Repeat the data word for word. Do not include the pictures.

┏━━

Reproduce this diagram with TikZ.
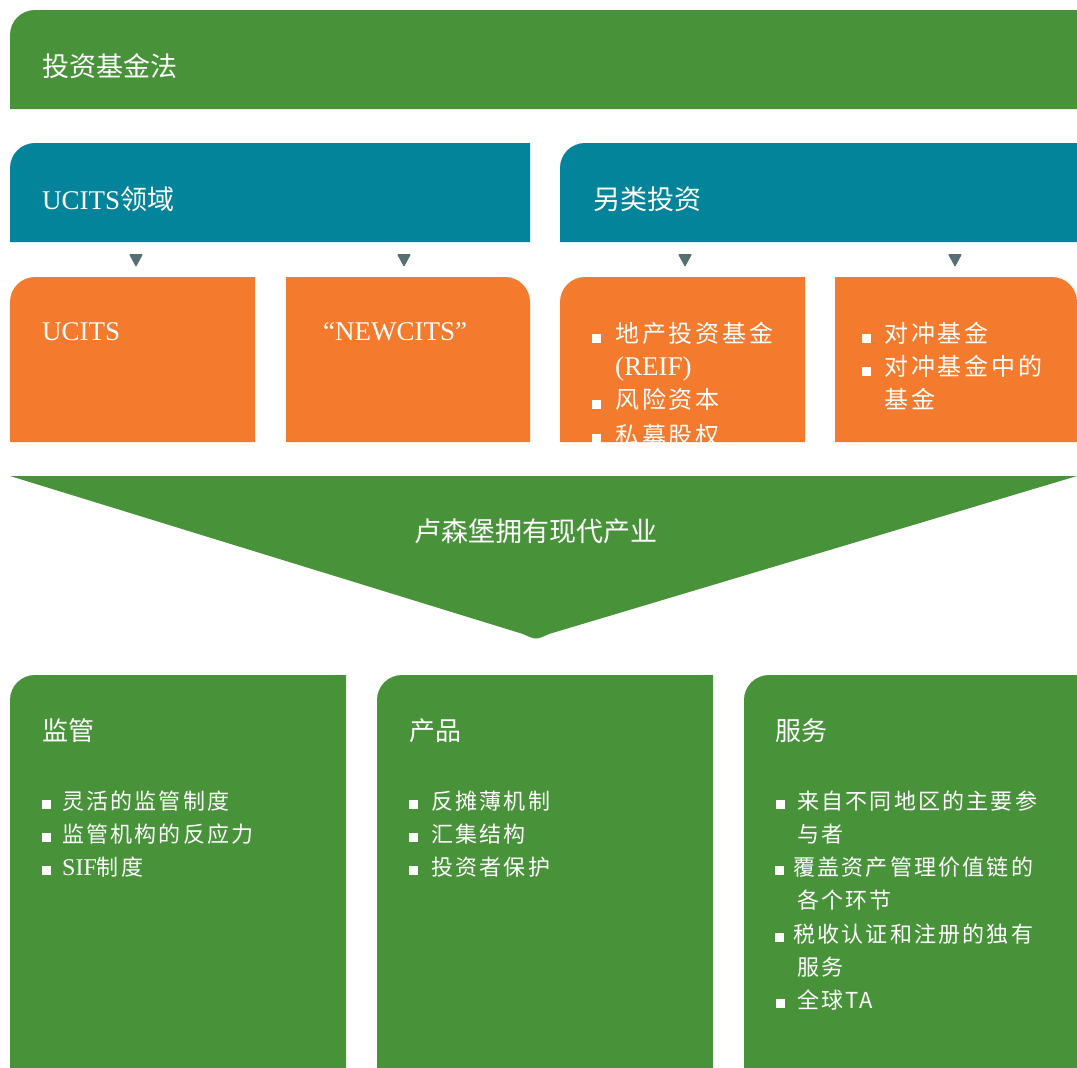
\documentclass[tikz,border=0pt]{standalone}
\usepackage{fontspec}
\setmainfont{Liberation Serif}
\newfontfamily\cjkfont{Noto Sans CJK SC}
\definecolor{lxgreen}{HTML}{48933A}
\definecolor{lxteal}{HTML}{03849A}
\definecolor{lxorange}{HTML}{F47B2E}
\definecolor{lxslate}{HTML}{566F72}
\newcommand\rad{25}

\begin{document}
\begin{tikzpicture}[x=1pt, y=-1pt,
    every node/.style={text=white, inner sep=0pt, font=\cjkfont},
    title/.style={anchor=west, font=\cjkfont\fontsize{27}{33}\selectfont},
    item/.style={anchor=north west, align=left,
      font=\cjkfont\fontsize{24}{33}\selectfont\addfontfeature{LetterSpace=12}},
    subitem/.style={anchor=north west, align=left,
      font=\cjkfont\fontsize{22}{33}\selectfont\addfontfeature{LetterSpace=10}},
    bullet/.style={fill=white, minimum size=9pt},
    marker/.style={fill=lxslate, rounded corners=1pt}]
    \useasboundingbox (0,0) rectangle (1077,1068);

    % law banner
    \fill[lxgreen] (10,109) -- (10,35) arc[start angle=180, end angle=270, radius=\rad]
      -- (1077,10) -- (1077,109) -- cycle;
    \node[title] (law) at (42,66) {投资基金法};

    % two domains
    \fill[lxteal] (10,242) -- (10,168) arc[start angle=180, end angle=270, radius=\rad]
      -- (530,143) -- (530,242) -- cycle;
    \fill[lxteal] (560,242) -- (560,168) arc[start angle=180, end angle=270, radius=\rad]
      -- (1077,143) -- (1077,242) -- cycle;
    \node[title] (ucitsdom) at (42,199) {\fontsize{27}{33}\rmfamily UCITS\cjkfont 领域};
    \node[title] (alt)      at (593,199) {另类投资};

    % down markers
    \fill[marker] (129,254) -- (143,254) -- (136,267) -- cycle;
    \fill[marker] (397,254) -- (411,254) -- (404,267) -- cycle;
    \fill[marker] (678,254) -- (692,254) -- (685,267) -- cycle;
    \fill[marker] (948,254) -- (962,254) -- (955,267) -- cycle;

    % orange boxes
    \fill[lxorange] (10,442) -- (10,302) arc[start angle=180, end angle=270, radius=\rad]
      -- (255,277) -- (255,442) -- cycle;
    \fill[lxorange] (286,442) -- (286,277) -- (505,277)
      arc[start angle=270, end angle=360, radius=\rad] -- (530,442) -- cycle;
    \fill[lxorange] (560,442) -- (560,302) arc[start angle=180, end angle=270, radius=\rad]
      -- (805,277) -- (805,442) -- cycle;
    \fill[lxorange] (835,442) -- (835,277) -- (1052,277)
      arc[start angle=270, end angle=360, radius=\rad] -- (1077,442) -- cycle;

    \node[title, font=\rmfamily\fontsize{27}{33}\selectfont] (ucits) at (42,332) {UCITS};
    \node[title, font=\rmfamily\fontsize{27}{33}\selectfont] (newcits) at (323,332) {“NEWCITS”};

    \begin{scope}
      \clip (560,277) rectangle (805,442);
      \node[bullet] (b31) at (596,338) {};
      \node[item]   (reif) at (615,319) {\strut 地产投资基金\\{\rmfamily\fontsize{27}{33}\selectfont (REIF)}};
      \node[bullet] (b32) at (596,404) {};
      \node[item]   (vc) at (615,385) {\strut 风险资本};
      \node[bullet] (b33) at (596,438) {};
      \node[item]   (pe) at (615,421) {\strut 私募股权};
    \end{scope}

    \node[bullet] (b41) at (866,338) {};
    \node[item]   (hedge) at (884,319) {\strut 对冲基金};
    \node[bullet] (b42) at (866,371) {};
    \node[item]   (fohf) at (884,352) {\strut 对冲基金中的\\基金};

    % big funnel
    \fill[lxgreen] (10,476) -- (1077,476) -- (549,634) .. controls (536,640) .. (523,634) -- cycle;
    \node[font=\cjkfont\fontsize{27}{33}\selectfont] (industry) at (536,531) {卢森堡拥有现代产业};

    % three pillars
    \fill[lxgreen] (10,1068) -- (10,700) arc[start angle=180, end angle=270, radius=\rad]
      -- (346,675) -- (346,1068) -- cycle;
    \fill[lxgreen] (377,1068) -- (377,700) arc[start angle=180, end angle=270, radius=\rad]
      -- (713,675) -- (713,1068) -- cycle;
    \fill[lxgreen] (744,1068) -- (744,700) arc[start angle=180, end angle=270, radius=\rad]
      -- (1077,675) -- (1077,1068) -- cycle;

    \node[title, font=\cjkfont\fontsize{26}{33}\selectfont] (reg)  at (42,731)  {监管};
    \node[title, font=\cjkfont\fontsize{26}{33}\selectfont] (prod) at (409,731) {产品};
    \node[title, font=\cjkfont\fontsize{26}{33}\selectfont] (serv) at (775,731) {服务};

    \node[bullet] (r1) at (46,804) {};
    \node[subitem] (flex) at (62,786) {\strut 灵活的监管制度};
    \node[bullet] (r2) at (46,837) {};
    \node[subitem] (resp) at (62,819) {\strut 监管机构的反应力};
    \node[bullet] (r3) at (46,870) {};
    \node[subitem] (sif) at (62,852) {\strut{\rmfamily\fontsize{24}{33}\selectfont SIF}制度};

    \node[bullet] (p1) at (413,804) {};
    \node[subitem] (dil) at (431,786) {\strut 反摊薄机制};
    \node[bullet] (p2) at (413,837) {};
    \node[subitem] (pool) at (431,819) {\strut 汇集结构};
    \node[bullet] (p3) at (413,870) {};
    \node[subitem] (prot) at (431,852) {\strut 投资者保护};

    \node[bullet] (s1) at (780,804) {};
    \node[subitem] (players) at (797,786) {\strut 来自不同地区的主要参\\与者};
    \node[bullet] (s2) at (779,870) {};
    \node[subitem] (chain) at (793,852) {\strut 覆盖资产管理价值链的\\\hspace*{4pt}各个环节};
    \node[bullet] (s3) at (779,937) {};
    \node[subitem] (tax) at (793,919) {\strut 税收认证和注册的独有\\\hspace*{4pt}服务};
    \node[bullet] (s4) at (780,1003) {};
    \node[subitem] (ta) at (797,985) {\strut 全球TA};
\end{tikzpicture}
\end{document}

┗━━

OUTPUT OF THE TASK =>
Reproduce this diagram with TikZ.
\documentclass[tikz,border=0pt]{standalone}
\usepackage{fontspec}
\setmainfont{Liberation Serif}
\newfontfamily\cjkfont{Noto Sans CJK SC}
\definecolor{lxgreen}{HTML}{48933A}
\definecolor{lxteal}{HTML}{03849A}
\definecolor{lxorange}{HTML}{F47B2E}
\definecolor{lxslate}{HTML}{566F72}
\newcommand\rad{25}

\begin{document}
\begin{tikzpicture}[x=1pt, y=-1pt,
    every node/.style={text=white, inner sep=0pt, font=\cjkfont},
    title/.style={anchor=west, font=\cjkfont\fontsize{27}{33}\selectfont},
    item/.style={anchor=north west, align=left,
      font=\cjkfont\fontsize{24}{33}\selectfont\addfontfeature{LetterSpace=12}},
    subitem/.style={anchor=north west, align=left,
      font=\cjkfont\fontsize{22}{33}\selectfont\addfontfeature{LetterSpace=10}},
    bullet/.style={fill=white, minimum size=9pt},
    marker/.style={fill=lxslate, rounded corners=1pt}]
    \useasboundingbox (0,0) rectangle (1077,1068);

    % law banner
    \fill[lxgreen] (10,109) -- (10,35) arc[start angle=180, end angle=270, radius=\rad]
      -- (1077,10) -- (1077,109) -- cycle;
    \node[title] (law) at (42,66) {投资基金法};

    % two domains
    \fill[lxteal] (10,242) -- (10,168) arc[start angle=180, end angle=270, radius=\rad]
      -- (530,143) -- (530,242) -- cycle;
    \fill[lxteal] (560,242) -- (560,168) arc[start angle=180, end angle=270, radius=\rad]
      -- (1077,143) -- (1077,242) -- cycle;
    \node[title] (ucitsdom) at (42,199) {\fontsize{27}{33}\rmfamily UCITS\cjkfont 领域};
    \node[title] (alt)      at (593,199) {另类投资};

    % down markers
    \fill[marker] (129,254) -- (143,254) -- (136,267) -- cycle;
    \fill[marker] (397,254) -- (411,254) -- (404,267) -- cycle;
    \fill[marker] (678,254) -- (692,254) -- (685,267) -- cycle;
    \fill[marker] (948,254) -- (962,254) -- (955,267) -- cycle;

    % orange boxes
    \fill[lxorange] (10,442) -- (10,302) arc[start angle=180, end angle=270, radius=\rad]
      -- (255,277) -- (255,442) -- cycle;
    \fill[lxorange] (286,442) -- (286,277) -- (505,277)
      arc[start angle=270, end angle=360, radius=\rad] -- (530,442) -- cycle;
    \fill[lxorange] (560,442) -- (560,302) arc[start angle=180, end angle=270, radius=\rad]
      -- (805,277) -- (805,442) -- cycle;
    \fill[lxorange] (835,442) -- (835,277) -- (1052,277)
      arc[start angle=270, end angle=360, radius=\rad] -- (1077,442) -- cycle;

    \node[title, font=\rmfamily\fontsize{27}{33}\selectfont] (ucits) at (42,332) {UCITS};
    \node[title, font=\rmfamily\fontsize{27}{33}\selectfont] (newcits) at (323,332) {“NEWCITS”};

    \begin{scope}
      \clip (560,277) rectangle (805,442);
      \node[bullet] (b31) at (596,338) {};
      \node[item]   (reif) at (615,319) {\strut 地产投资基金\\{\rmfamily\fontsize{27}{33}\selectfont (REIF)}};
      \node[bullet] (b32) at (596,404) {};
      \node[item]   (vc) at (615,385) {\strut 风险资本};
      \node[bullet] (b33) at (596,438) {};
      \node[item]   (pe) at (615,421) {\strut 私募股权};
    \end{scope}

    \node[bullet] (b41) at (866,338) {};
    \node[item]   (hedge) at (884,319) {\strut 对冲基金};
    \node[bullet] (b42) at (866,371) {};
    \node[item]   (fohf) at (884,352) {\strut 对冲基金中的\\基金};

    % big funnel
    \fill[lxgreen] (10,476) -- (1077,476) -- (549,634) .. controls (536,640) .. (523,634) -- cycle;
    \node[font=\cjkfont\fontsize{27}{33}\selectfont] (industry) at (536,531) {卢森堡拥有现代产业};

    % three pillars
    \fill[lxgreen] (10,1068) -- (10,700) arc[start angle=180, end angle=270, radius=\rad]
      -- (346,675) -- (346,1068) -- cycle;
    \fill[lxgreen] (377,1068) -- (377,700) arc[start angle=180, end angle=270, radius=\rad]
      -- (713,675) -- (713,1068) -- cycle;
    \fill[lxgreen] (744,1068) -- (744,700) arc[start angle=180, end angle=270, radius=\rad]
      -- (1077,675) -- (1077,1068) -- cycle;

    \node[title, font=\cjkfont\fontsize{26}{33}\selectfont] (reg)  at (42,731)  {监管};
    \node[title, font=\cjkfont\fontsize{26}{33}\selectfont] (prod) at (409,731) {产品};
    \node[title, font=\cjkfont\fontsize{26}{33}\selectfont] (serv) at (775,731) {服务};

    \node[bullet] (r1) at (46,804) {};
    \node[subitem] (flex) at (62,786) {\strut 灵活的监管制度};
    \node[bullet] (r2) at (46,837) {};
    \node[subitem] (resp) at (62,819) {\strut 监管机构的反应力};
    \node[bullet] (r3) at (46,870) {};
    \node[subitem] (sif) at (62,852) {\strut{\rmfamily\fontsize{24}{33}\selectfont SIF}制度};

    \node[bullet] (p1) at (413,804) {};
    \node[subitem] (dil) at (431,786) {\strut 反摊薄机制};
    \node[bullet] (p2) at (413,837) {};
    \node[subitem] (pool) at (431,819) {\strut 汇集结构};
    \node[bullet] (p3) at (413,870) {};
    \node[subitem] (prot) at (431,852) {\strut 投资者保护};

    \node[bullet] (s1) at (780,804) {};
    \node[subitem] (players) at (797,786) {\strut 来自不同地区的主要参\\与者};
    \node[bullet] (s2) at (779,870) {};
    \node[subitem] (chain) at (793,852) {\strut 覆盖资产管理价值链的\\\hspace*{4pt}各个环节};
    \node[bullet] (s3) at (779,937) {};
    \node[subitem] (tax) at (793,919) {\strut 税收认证和注册的独有\\\hspace*{4pt}服务};
    \node[bullet] (s4) at (780,1003) {};
    \node[subitem] (ta) at (797,985) {\strut 全球TA};
\end{tikzpicture}
\end{document}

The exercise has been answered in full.